You probably know that the first U.S. presidential election returns broadcast were of the 1920 contest between Republican Warren G. Harding and Democrat James Cox. The returns were heard over KDKA, whose transmitter was on the roof of Westinghouse Electric’s factory in East Pittsburgh. KDKA had the first commercially issued broadcast license, and has long claimed that this was the start of commercial broadcasting; other stations dispute that.
But the first U.S. president whose voice was carried by radio waves was Woodrow Wilson. In 1919, using a ship-to-ship transceiver on board a seagoing U.S. Navy vessel, he addressed a group of sailors on other ships in the fleet. Some amateur radio operators (“hams”) on shore were able to hear Wilson’s speech as well.*
Harding was the first president to install a radio in the White House on February 8, 1922. After he died unexpectedly while in office, his vice president, Calvin Coolidge, became the first president to make a national radio address. President Coolidge’s speech on Washington’s Birthday (Feb. 22, 1924) was heard on 42 stations.*
Also in 1924, Coolidge became the first president to use radio advertising to conduct his election campaign. The speech he gave on the night before the election had the largest radio audience in history to that date. On March 3, 1925, his inauguration was the first ever broadcast on radio; 23 million Americans listened.*
The first U.S. president to appear on television was Franklin D. Roosevelt. His speech opening the New York’s World Fair on April 30, 1939, was seen in the New York metropolitan area over RCA’s experimental station.*
Harry S. Truman was the first president to make a national television address. About 10 million people watched on Oct. 5, 1947, as Truman urged Americans to conserve food to help the starving peoples of war-torn Europe.*
Truman’s inaugural address on January 20, 1949, was the first ever televised.*
The first president shown on color television was Dwight D. Eisenhower.
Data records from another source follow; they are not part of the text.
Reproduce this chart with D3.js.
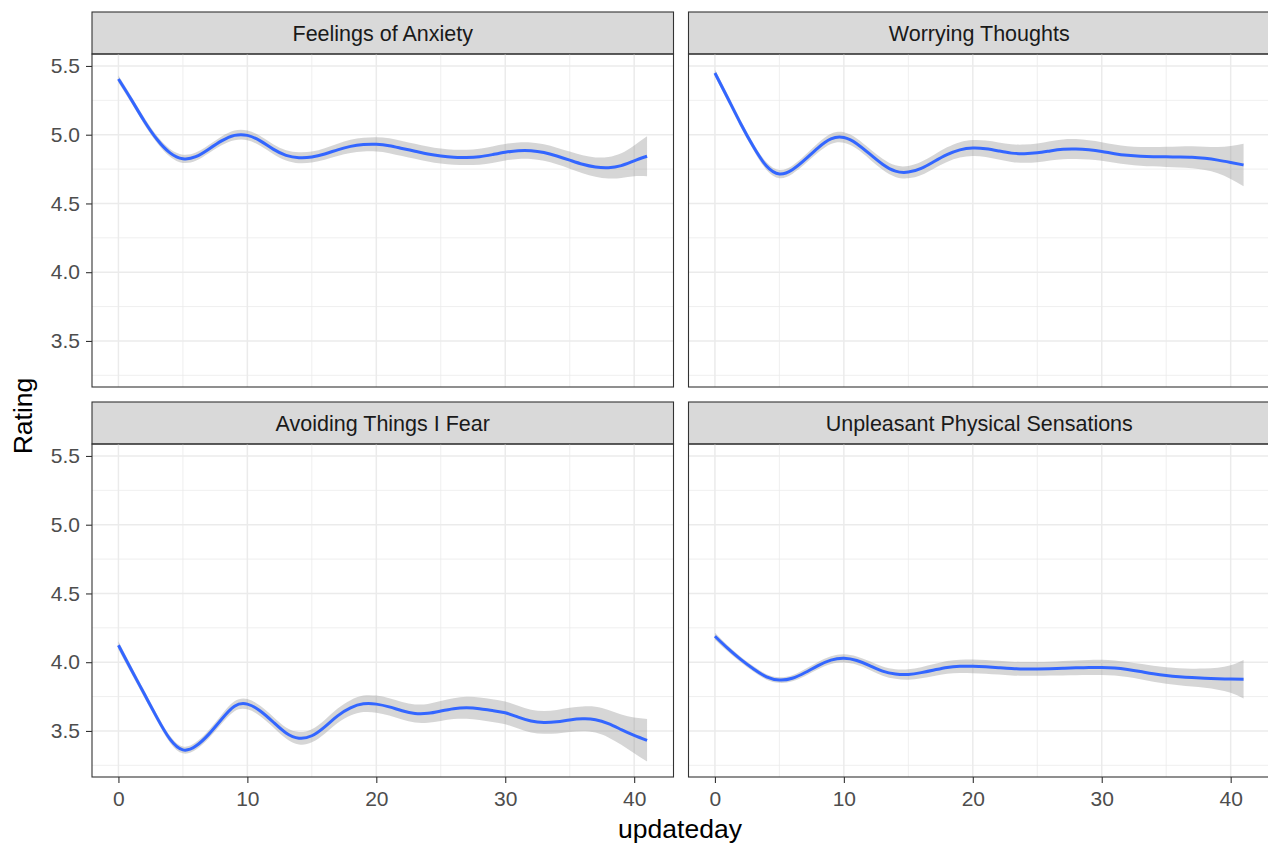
<!DOCTYPE html>
<html>
<head>
<meta charset="utf-8">
<script src="https://cdn.jsdelivr.net/npm/d3@7"></script>
<style>
  body { margin: 0; background: #fff; }
  svg { display: block; }
  text { font-family: "Liberation Sans", Arial, Helvetica, sans-serif; }
</style>
</head>
<body>
<svg id="plot" width="1268" height="848"></svg>
<script>
// facet titles
const facetTitles = ["Feelings of Anxiety", "Worrying Thoughts", "Avoiding Things I Fear", "Unpleasant Physical Sensations"];

// updateday values (x)
const days = [0, 1, 2, 3, 4, 5, 6, 7, 8, 9, 10, 11, 12, 13, 14, 15, 16, 17, 18, 19, 20,
  21, 22, 23, 24, 25, 26, 27, 28, 29, 30, 31, 32, 33, 34, 35, 36, 37, 38, 39, 40, 41];

// smoothed rating + half width of the confidence band
const anxietyFit = [5.405, 5.255, 5.10, 4.965, 4.868, 4.825, 4.84, 4.895, 4.955, 4.995, 4.995,
  4.955, 4.895, 4.85, 4.833, 4.838, 4.86, 4.89, 4.915, 4.928, 4.93,
  4.92, 4.90, 4.88, 4.86, 4.845, 4.836, 4.835, 4.84, 4.855, 4.872,
  4.884, 4.884, 4.87, 4.845, 4.815, 4.785, 4.765, 4.76, 4.775, 4.81, 4.843];
const anxietySe = [0.025, 0.025, 0.025, 0.025, 0.028, 0.03, 0.03, 0.03, 0.032, 0.035, 0.035,
  0.035, 0.035, 0.037, 0.04, 0.04, 0.042, 0.045, 0.048, 0.05, 0.052,
  0.054, 0.055, 0.055, 0.055, 0.055, 0.055, 0.056, 0.058, 0.06, 0.06,
  0.06, 0.06, 0.06, 0.06, 0.062, 0.065, 0.07, 0.078, 0.09, 0.112, 0.145];

const worryFit = [5.449, 5.265, 5.08, 4.91, 4.772, 4.714, 4.745, 4.82, 4.905, 4.97, 4.98,
  4.935, 4.86, 4.785, 4.735, 4.728, 4.755, 4.805, 4.855, 4.89, 4.903,
  4.898, 4.882, 4.866, 4.862, 4.868, 4.882, 4.894, 4.896, 4.89, 4.878,
  4.862, 4.85, 4.843, 4.84, 4.839, 4.838, 4.836, 4.828, 4.815, 4.798, 4.78];
const worrySe = [0.025, 0.025, 0.025, 0.025, 0.028, 0.03, 0.03, 0.032, 0.035, 0.037, 0.038,
  0.038, 0.038, 0.04, 0.042, 0.045, 0.048, 0.05, 0.053, 0.056, 0.058,
  0.06, 0.062, 0.064, 0.066, 0.068, 0.07, 0.072, 0.072, 0.07, 0.068,
  0.066, 0.066, 0.068, 0.07, 0.073, 0.076, 0.08, 0.085, 0.095, 0.12, 0.155];

const avoidFit = [4.123, 3.945, 3.77, 3.595, 3.44, 3.362, 3.39, 3.475, 3.585, 3.68, 3.695,
  3.645, 3.565, 3.485, 3.447, 3.465, 3.53, 3.61, 3.668, 3.697, 3.695,
  3.675, 3.647, 3.627, 3.628, 3.645, 3.662, 3.668, 3.662, 3.648, 3.632,
  3.60, 3.572, 3.562, 3.567, 3.58, 3.588, 3.582, 3.553, 3.51, 3.468, 3.432];
const avoidSe = [0.03, 0.028, 0.026, 0.025, 0.025, 0.025, 0.027, 0.03, 0.033, 0.036, 0.038,
  0.038, 0.038, 0.04, 0.045, 0.048, 0.05, 0.053, 0.056, 0.06, 0.062,
  0.063, 0.064, 0.066, 0.068, 0.072, 0.076, 0.08, 0.082, 0.083, 0.083,
  0.083, 0.083, 0.083, 0.085, 0.088, 0.09, 0.094, 0.1, 0.11, 0.13, 0.155];

const sensationFit = [4.189, 4.10, 4.02, 3.95, 3.893, 3.87, 3.883, 3.925, 3.975, 4.015, 4.028,
  4.012, 3.975, 3.935, 3.914, 3.911, 3.924, 3.943, 3.962, 3.97, 3.97,
  3.966, 3.96, 3.954, 3.951, 3.951, 3.953, 3.956, 3.959, 3.961, 3.962,
  3.958, 3.947, 3.932, 3.916, 3.903, 3.894, 3.888, 3.884, 3.88, 3.877, 3.876];
const sensationSe = [0.025, 0.022, 0.02, 0.02, 0.02, 0.02, 0.022, 0.025, 0.027, 0.028, 0.03,
  0.03, 0.031, 0.033, 0.035, 0.038, 0.04, 0.043, 0.046, 0.048, 0.05,
  0.05, 0.05, 0.05, 0.05, 0.05, 0.05, 0.052, 0.054, 0.055, 0.055,
  0.055, 0.055, 0.056, 0.058, 0.06, 0.062, 0.065, 0.07, 0.08, 0.1, 0.14];

const xTicks = [0, 10, 20, 30, 40];
const xMinorTicks = [5, 15, 25, 35];
const yTicks = [3.5, 4.0, 4.5, 5.0, 5.5];
const yMinorTicks = [3.25, 3.75, 4.25, 4.75, 5.25];

const series = [
  { title: facetTitles[0], fit: anxietyFit, se: anxietySe, col: 0, row: 0 },
  { title: facetTitles[1], fit: worryFit, se: worrySe, col: 1, row: 0 },
  { title: facetTitles[2], fit: avoidFit, se: avoidSe, col: 0, row: 1 },
  { title: facetTitles[3], fit: sensationFit, se: sensationSe, col: 1, row: 1 },
];

const plot = d3.select("#plot");
const panel = { width: 581.5, height: 333 };
const stripH = 42;
const colX = [92, 688.5];
const rowY = [54, 444];
const font = '"Liberation Sans", Arial, sans-serif';

const scale = {
  x: d3.scaleLinear([-2.05, 43.05], [0, panel.width]),
  y: d3.scaleLinear([3.165, 5.587], [panel.height, 0]),
};

plot.append("rect").attr("width", 1268).attr("height", 848).attr("fill", "#fff");

series.forEach((s) => {
  const g = plot.append("g").attr("transform", `translate(${colX[s.col]}, ${rowY[s.row]})`);
  const pts = days.map((d, i) => ({ x: d, y: s.fit[i], se: s.se[i] }));

  // strip
  g.append("rect")
    .attr("x", 0).attr("y", -stripH)
    .attr("width", panel.width).attr("height", stripH)
    .attr("fill", "#D9D9D9").attr("stroke", "#333").attr("stroke-width", 1.1);
  g.append("text")
    .attr("x", panel.width / 2).attr("y", -stripH / 2 + 7.5)
    .attr("text-anchor", "middle")
    .attr("font-size", 21.5).attr("fill", "#1A1A1A")
    .text(s.title);

  // grid
  const grid = g.append("g").attr("stroke", "#EBEBEB");
  grid.selectAll(".ymin").data(yMinorTicks).join("line")
    .attr("x1", 0).attr("x2", panel.width)
    .attr("y1", (d) => scale.y(d)).attr("y2", (d) => scale.y(d))
    .attr("stroke-width", 0.8);
  grid.selectAll(".xmin").data(xMinorTicks).join("line")
    .attr("y1", 0).attr("y2", panel.height)
    .attr("x1", (d) => scale.x(d)).attr("x2", (d) => scale.x(d))
    .attr("stroke-width", 0.8);
  grid.selectAll(".ymaj").data(yTicks).join("line")
    .attr("x1", 0).attr("x2", panel.width)
    .attr("y1", (d) => scale.y(d)).attr("y2", (d) => scale.y(d))
    .attr("stroke-width", 1.5);
  grid.selectAll(".xmaj").data(xTicks).join("line")
    .attr("y1", 0).attr("y2", panel.height)
    .attr("x1", (d) => scale.x(d)).attr("x2", (d) => scale.x(d))
    .attr("stroke-width", 1.5);

  // confidence band and smooth
  const band = d3.area()
    .x((d) => scale.x(d.x))
    .y0((d) => scale.y(d.y - d.se))
    .y1((d) => scale.y(d.y + d.se))
    .curve(d3.curveNatural);
  const line = d3.line()
    .x((d) => scale.x(d.x))
    .y((d) => scale.y(d.y))
    .curve(d3.curveNatural);
  g.append("path").datum(pts).attr("d", band)
    .attr("fill", "#999999").attr("fill-opacity", 0.4);
  g.append("path").datum(pts).attr("d", line)
    .attr("fill", "none").attr("stroke", "#3366FF").attr("stroke-width", 3);

  // border
  g.append("rect")
    .attr("width", panel.width).attr("height", panel.height)
    .attr("fill", "none").attr("stroke", "#333").attr("stroke-width", 1.1);

  if (s.col === 0) {
    const ax = g.append("g").call(
      d3.axisLeft(scale.y).tickValues(yTicks).tickFormat(d3.format(".1f")).tickSize(6).tickPadding(6)
    );
    ax.select(".domain").remove();
    ax.selectAll("line").attr("stroke", "#333").attr("stroke-width", 1.1);
    ax.selectAll("text").attr("font-size", 21).attr("fill", "#4D4D4D").attr("font-family", font);
  }
  if (s.row === 1) {
    const ax = g.append("g").attr("transform", `translate(0, ${panel.height})`).call(
      d3.axisBottom(scale.x).tickValues(xTicks).tickSize(6).tickPadding(8)
    );
    ax.select(".domain").remove();
    ax.selectAll("line").attr("stroke", "#333").attr("stroke-width", 1.1);
    ax.selectAll("text").attr("font-size", 21).attr("fill", "#4D4D4D").attr("font-family", font);
  }
});

// axis titles
plot.append("text")
  .attr("transform", "translate(32, 416) rotate(-90)")
  .attr("text-anchor", "middle")
  .attr("font-size", 26.5).attr("fill", "#000")
  .text("Rating");
plot.append("text")
  .attr("x", 680).attr("y", 838)
  .attr("text-anchor", "middle")
  .attr("font-size", 26.5).attr("fill", "#000")
  .text("updateday");
</script>
</body>
</html>
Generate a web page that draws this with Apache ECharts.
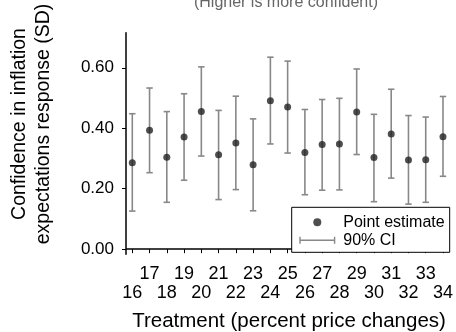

His speech to the graduating class of the U.S. Army’s West Point Military Academy aired on June 7, 1955 … the same day that “The $64,000 Question” debuted.*
Eisenhower also became the first president to appear on color TV via videotape, when he spoke at the dedication of WRC-TV’s studios in Washington, D.C., on May 22, 1958. The broadcast is one of the oldest surviving color videotapes.*
The first U.S. president to be broadcast via satellite was John F. Kennedy, whose press conference of July 23, 1962, was carried to Europe on Telstar:
The only U.S. president to own a radio or TV station was Lyndon B. Johnson. Technically, KTBC radio and TV in Austin, Texas, were owned by his wife, Lady Bird, but an expose in Life magazine claimed that as a congressman and senator, Johnson had used his influence to obtain network affiliations for the stations, and to block the FCC from awarding other licenses in the area. * The television station was sold in 1972, but the Johnson family continued to operate a cable TV system until the 1990s and several radio stations until 2003. *
And finally, if voters had elected Barry Goldwater in 1964, we would have gotten the only president who could fix his own television. An avid electronics and radio buff, Goldwater assembled more than 100 Heathkits, often flying to the company’s factory in Benton Harbor, Mich., to stock up.
When the Heath Company stopped making electronics kits in 1992, Goldwater complained to the New York Times: “It’s just that people today are getting terribly lazy, and they don’t like to do anything they can pay someone else to do.”*
With an attitude like that, it’s no wonder he didn’t get elected.